Violence isn't the answer, Spielberg tells us in "Munich." But the artists and filmmakers who are fondest of that handy platitude are never able to tell us what the answer is, particularly in cases involving terrorist acts, acts that generally exist outside the context of sane moral reasoning. Diplomacy, obviously, is a much more civil and ethical way of solving disputes than violence is. But if terrorists were responsive to diplomacy, we'd have to call them by another name. And "Munich" doesn't begin to consider the differences between the terrorists of '72, fighting for the concrete goal of a Palestinian state, and contemporary Islamic terrorists fighting for the amorphous goal of an Islamist paradise on Earth.

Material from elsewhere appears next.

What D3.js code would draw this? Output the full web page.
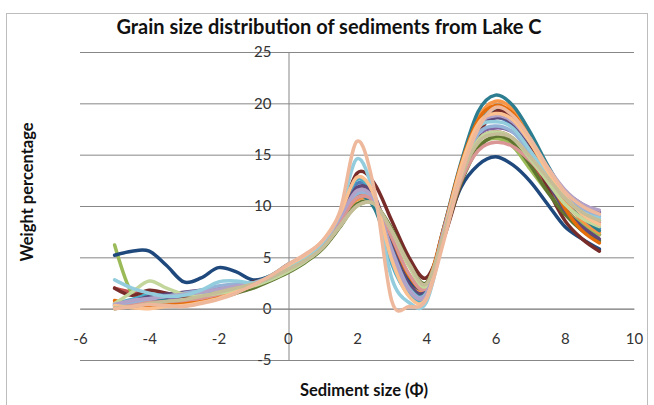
<!DOCTYPE html>
<html>
<head>
<meta charset="utf-8">
<script src="https://cdn.jsdelivr.net/npm/d3@7"></script>
<style>
  html, body { margin: 0; padding: 0; background: #fff; }
  svg { display: block; font-family: Lato, "Open Sans", sans-serif; }
</style>
</head>
<body>
<svg id="chart" width="654" height="405"></svg>
<script>
// Grain size classes (phi units) at which the weight percentages were measured
const phi = [-5, -4.5, -4, -3.5, -3, -2.5, -2, -1.5, -1, -0.5, 0, 0.5, 1, 1.5, 2, 2.5, 3, 3.5, 4, 4.5, 5, 5.5, 6, 6.5, 7, 7.5, 8, 8.5, 9];

// Axis ticks
const xTicks = [-6, -4, -2, 0, 2, 4, 6, 8, 10];
const yTicks = [-5, 0, 5, 10, 15, 20, 25];

// One weight-percentage series per sample, in drawing order
const s1  = [0.4,0.8,1.2,1.0,0.8,1.2,1.8,2.2,2.4,3.0,4.0,5.0,6.2,8.8,12.2,10.8,5.4,1.9,1.6,7.8,13.4,17.4,18.6,17.8,15.4,12.6,10.4,8.8,7.8];
const s2  = [2.0,1.6,1.4,1.2,1.0,1.1,1.5,2.0,2.4,3.0,3.8,4.8,6.0,8.6,11.6,10.6,6.4,2.8,2.0,7.2,12.8,16.4,17.2,16.6,14.4,12.0,9.8,8.2,7.2];
const s3  = [6.2,1.5,1.2,0.8,0.9,1.0,1.3,1.8,2.2,2.9,3.8,4.8,6.0,8.2,10.0,10.2,7.6,4.2,2.2,7.0,12.6,15.8,16.6,15.8,13.6,11.4,9.6,8.2,7.2];
const s4  = [0.2,0.4,0.8,0.9,1.0,1.2,1.6,2.0,2.4,3.0,3.9,4.8,6.1,8.6,11.0,10.4,6.0,2.4,1.9,7.4,13.0,16.8,17.6,17.2,15.6,13.4,11.4,10.2,9.4];
const s5  = [0.5,0.9,1.4,1.3,1.2,1.4,1.9,2.2,2.5,3.1,4.1,5.1,6.4,9.0,12.6,10.6,4.4,1.4,1.2,7.6,13.8,18.2,19.4,18.6,16.0,13.2,10.8,9.4,8.6];
const s6  = [0.6,0.3,0.2,0.3,0.4,0.7,1.1,1.7,2.3,3.0,4.0,4.9,6.1,8.4,10.6,10.3,6.8,3.0,2.0,7.6,14.0,18.6,20.2,19.4,16.8,13.6,10.6,8.6,7.4];
const s7  = [5.2,5.6,5.6,4.2,2.6,3.0,4.0,3.6,2.8,3.2,4.3,5.1,6.4,8.6,11.5,10.0,6.2,2.8,2.3,7.2,11.8,14.0,14.8,14.0,12.4,10.2,8.0,6.8,5.8];
const s8  = [2.0,1.3,1.8,1.5,1.2,1.0,1.4,2.0,2.6,3.0,3.6,4.6,6.0,8.8,13.2,12.2,8.6,5.0,3.0,6.8,12.2,16.8,19.2,18.6,16.0,11.8,8.6,6.8,5.6];
const s9  = [0.0,0.3,0.6,0.5,0.4,0.6,1.0,1.5,2.0,2.7,3.5,4.5,5.8,7.9,10.2,10.2,7.8,4.4,2.5,7.0,12.2,15.6,16.8,16.2,14.0,11.4,9.2,7.6,6.6];
const s10 = [0.3,0.7,1.2,1.4,1.6,1.8,2.0,2.2,2.5,3.1,4.0,4.9,6.2,8.8,11.8,11.0,6.2,2.4,1.8,7.6,13.4,17.6,18.6,18.0,15.4,12.4,9.6,8.0,6.8];
const s11 = [0.3,0.6,1.0,0.8,0.6,0.8,1.2,1.8,2.5,3.2,4.2,5.1,6.4,8.8,11.0,9.8,5.2,2.0,1.6,7.8,14.2,19.2,20.8,19.8,17.2,14.0,11.2,9.0,7.6];
const s12 = [0.8,0.4,0.3,0.4,0.5,0.8,1.2,1.8,2.4,3.1,4.0,5.0,6.3,8.6,10.8,10.5,7.0,3.2,2.2,7.8,14.0,18.4,19.8,19.0,16.4,13.0,9.8,7.6,6.4];
const s13 = [0.2,0.5,0.9,1.2,1.5,1.8,2.2,2.4,2.5,3.0,3.9,4.8,6.1,8.6,11.2,10.5,5.8,2.0,1.5,7.4,13.2,17.0,17.8,17.2,15.2,13.2,11.2,9.8,9.0];
const s14 = [0.1,0.3,0.6,0.7,0.8,1.0,1.4,1.9,2.3,2.9,3.8,4.7,6.0,8.4,10.8,10.4,7.0,3.4,2.0,7.0,12.4,15.4,16.2,15.8,14.4,12.6,10.8,9.4,8.4];
const s15 = [0.5,1.6,2.7,2.0,1.4,1.3,1.5,1.8,2.2,2.8,3.6,4.6,5.9,8.0,10.0,10.2,7.6,4.2,2.2,7.0,12.8,16.4,17.2,16.6,14.6,12.4,10.2,8.8,8.0];
const s16 = [0.4,0.8,1.0,1.2,1.4,1.6,1.9,2.2,2.5,3.1,4.0,4.9,6.3,8.8,11.5,10.6,5.6,1.8,1.4,7.6,13.6,17.8,18.8,18.2,16.2,13.8,11.6,10.2,9.6];
const s17 = [2.8,2.0,1.5,1.2,1.3,1.8,2.6,2.7,2.5,3.0,4.0,5.0,6.4,9.2,14.6,11.0,3.0,0.6,0.6,7.0,13.6,17.6,18.2,17.6,15.4,13.0,10.8,9.4,8.8];
const s18 = [0.3,0.1,0.0,0.2,0.3,0.6,1.0,1.6,2.3,3.1,4.2,5.2,6.6,9.2,12.8,11.0,4.8,1.2,1.0,7.2,13.8,18.0,19.0,18.4,16.2,13.4,11.0,9.2,8.2];
const s19 = [0.1,0.2,0.5,0.7,0.9,1.2,1.6,2.0,2.4,3.0,3.8,4.7,5.9,8.0,10.0,10.2,7.6,4.4,2.4,7.2,12.8,16.2,17.0,16.6,14.8,12.8,10.8,9.4,8.6];
const s20 = [0.0,0.2,0.4,0.3,0.2,0.5,0.9,1.5,2.3,3.2,4.3,5.3,6.6,9.4,16.3,11.6,0.8,0.2,0.9,6.5,13.0,17.5,19.6,18.8,16.6,13.8,11.4,10.0,9.2];

const seriesValues = [s1, s2, s3, s4, s5, s6, s7, s8, s9, s10, s11, s12, s13, s14, s15, s16, s17, s18, s19, s20];
const seriesColors = [
  "#4F81BD", "#C0504D", "#9BBB59", "#8064A2", "#4BACC6", "#F79646",
  "#1F497D", "#772C2A", "#5F7530", "#5F497A", "#2C7D8F", "#E46C0A",
  "#95B3D7", "#D99694", "#C3D69B", "#B3A2C7", "#93CDDD", "#FAC090",
  "#C4BD97", "#EDB89C"
];

const svg = d3.select("#chart");

// Outer chart frame
svg.append("rect")
  .attr("x", 6.5).attr("y", 13.5)
  .attr("width", 641).attr("height", 392)
  .attr("fill", "none")
  .attr("stroke", "#bdbdbd")
  .attr("stroke-width", 1);

const x = d3.scaleLinear().domain([-6, 10]).range([80, 634]);
const y = d3.scaleLinear().domain([-5, 25]).range([360, 52]);

const gridColor = "#878787";
const tickText = d => String(d);

// Horizontal gridlines
svg.append("g")
  .attr("transform", `translate(${x(-6)},0)`)
  .call(d3.axisLeft(y).tickValues(yTicks).tickSize(-(x(10) - x(-6))).tickFormat(""))
  .call(g => g.select(".domain").remove())
  .call(g => g.selectAll(".tick line").attr("stroke", gridColor).attr("stroke-width", 1));

// Vertical axis through x = 0
const yAxis = svg.append("g")
  .attr("transform", `translate(${Math.round(x(0)) + 0.5},0)`)
  .call(d3.axisLeft(y).tickValues(yTicks).tickSize(0).tickPadding(17).tickFormat(tickText));
yAxis.select(".domain").attr("stroke", gridColor);
yAxis.selectAll("text")
  .attr("fill", "#333")
  .style("font-size", "15px")
  .style("font-family", "Lato, sans-serif");

// Horizontal axis labels
const xAxis = svg.append("g")
  .attr("transform", `translate(0,${y(0)})`)
  .call(d3.axisBottom(x).tickValues(xTicks).tickSize(0).tickPadding(25).tickFormat(tickText));
xAxis.select(".domain").attr("stroke", gridColor);
xAxis.selectAll("text")
  .attr("fill", "#333")
  .style("font-size", "15px")
  .style("font-family", "Lato, sans-serif");

// Smoothed sample curves
const line = d3.line()
  .x((d, i) => x(phi[i]))
  .y(d => y(d))
  .curve(d3.curveCardinal.tension(0));

svg.append("g")
  .selectAll("path")
  .data(seriesValues)
  .join("path")
  .attr("d", line)
  .attr("fill", "none")
  .attr("stroke", (d, i) => seriesColors[i])
  .attr("stroke-width", 3.5)
  .attr("stroke-linejoin", "round")
  .attr("stroke-linecap", "round");

// Titles
svg.append("text")
  .attr("x", 329).attr("y", 34)
  .attr("text-anchor", "middle")
  .style("font-size", "20px")
  .style("font-weight", "bold")
  .attr("fill", "#111")
  .text("Grain size distribution of sediments from Lake C");

svg.append("text")
  .attr("transform", "translate(33,192) rotate(-90)")
  .attr("text-anchor", "middle")
  .style("font-size", "16.5px")
  .style("font-weight", "bold")
  .attr("fill", "#111")
  .text("Weight percentage");

svg.append("text")
  .attr("x", 364).attr("y", 396)
  .attr("text-anchor", "middle")
  .style("font-size", "16.5px")
  .style("font-weight", "bold")
  .attr("fill", "#111")
  .text("Sediment size (Φ)");
</script>
</body>
</html>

By the end of "Munich," when Avner has finally begun to question what he's done in the name of his country and his religion, we may find we've forgotten one of the saddest and most revelatory moments of the movie's beginning: Early in the picture, we see Golda Meir (played by Lynn Cohen) deliberating, with her cabinet, whether to take action against those who enabled the Black September terrorists. She paraphrases the climax of Hannah Arendt's "Eichmann in Jerusalem." And then, her voice clouded with weary resignation, she says, "These people -- they've sworn to destroy us. Forget peace. We have to show them we're strong." There's no rah-rah nationalism in her stance, or in her voice. Spielberg stages the moment to make it clear that this was a decision made with reluctance, not self-righteous certainty. "Munich" is fascinating when Spielberg gives himself the latitude to work in these shades of gray, but their shadowy uncertainty is hardly comforting. No wonder he prefers the resolute hopefulness of black and white.